THE VIRUS AND THE WATERSHED
IPNV is a double-stranded, non-enveloped RNA virus which primarily infects salmonid fishes (trout and salmon), but can and does infect a much wider variety of finfish in both fresh and salt waters, including eels, striped bass, menhaden (‘mossbunker’) several kinds of flatfish, & others. In addition, it may infest (if not infect) shrimps, crabs, crayfish, mussels, clams, and even microscopic worms called rotifers.
IPNV has no health consequences to humans, whether directly or indirectly ingested. This virus is worldwide in distribution, found on virtually every continent except Australia and Antarctica .In the U.S., many Eastern and Midwestern States have IPNV in their waters, especially through the Appalachians, Ohio, Pennsylvania, and the Northeast.
Viral transmission occurs in several different ways. Vertical transmission occurs from infected parents to offspring because the virus is present in large amounts in the fishes’ reproductive fluids. “Horizontal” transmission occurs when fish ingest contaminated waters and/or foodstuffs. “Vector” transmission can take place by the introduction of contaminated nets and equipment to ‘clean’ environments. Because this virus is able to withstand the acid of digestive-system passage, a wide variety of both avian and mammalian predators and visitors to watersheds are also “horizontal” vectors via their droppings .In fact, visiting waterfowl may be the biggest ‘culprit’ in spreading disease. Unlike most viruses, IPNV can survive for extended periods in moist environments outside a natural host (up to 4 months) This very tenacious “bug” is also highly resistant to iodophors and ultraviolet light frequently used as ‘disinfectants’.
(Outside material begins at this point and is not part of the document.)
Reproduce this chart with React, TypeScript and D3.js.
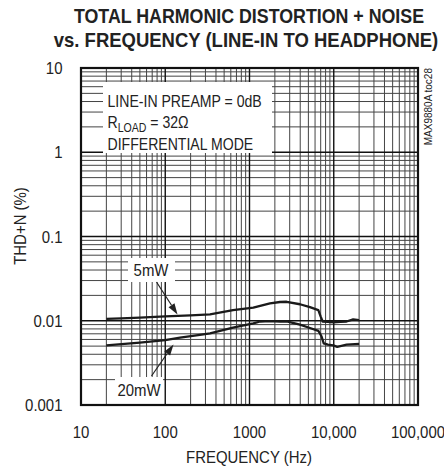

The virus is mostly lethal to young fry, especially those under 5 grams in weight. Survivors of the initial infection, once old enough to be immunologically competent, usually are able to feed and grow normally, but become chronic carriers and ‘reservoirs’ of virus. Also unlike most epidemic diseases, when IPNV is introduced into a watershed it behaves as a so-called “point-source” epidemic, rather than a “propagative” one—that is, a great number of fish fall victim all at once, rather than the affected number increasing over time.
Once established in a watershed, the virus becomes endemic, with periodic outbreaks followed by periods of relative quiescence. There is also significant seasonal variability in measured viral concentrations in the affected waters. Reduction of the virus from a watershed is mostly a matter of hope that by reducing the fish population, the viral “load” will attenuate over time. However, this does not take non-piscine hosts into account.
Fish farms and hatcheries are particularly prone to disease, because in their crowded conditions only about one-one-thousandth of the amount of virus needed to infect a free-swimming adult may suffice to infect a crowded fish tank or other enclosure.
THE CRSPP HATCHERY
The 19th-century hatchery sits athwart the Connetquot river in such a way that the stream essentially flows directly through the hatchery complex. There are 11 holding ‘ponds’ in addition to the ‘hatch house’ where fertilized eggs are incubated. Ponds are netted-over to keep out predators or waterfowl. Nine of these are concrete-walled, grave-bottomed enclosures with natural ground-water spring seeps. This makes them presently impossible to ‘dry out’ and/or disinfect. All the ponds (‘raceways’) are supplied exclusively by rver-water. Only the hatch-house itself has a potentially usable well-water supply.
One of the raceways is open at its lower end to permit fish to access it from the lower river. Trout which have been imprinted from birth with the distinct chemical signature of the river but which have ‘gone to sea’ into the Great South Bay and survived to maturity will return at spawning-time to this pond. Thus, over many decades, the CRSPP hatchery has been able to utilize these uniquely robust fish to improve the genetic patrimony of their fertilized eggs.
Egg-rearing technique has altered little in over a century. It is a far cry from the semi-automated systems in use in modern facilities, and natural mortalities are far in excess of those occurring in up-to-date hatcheries. Nonetheless, the survivors have been vigorous and plentiful. The operation has therefore been both a boon to the fishery and a historical window for the visiting public.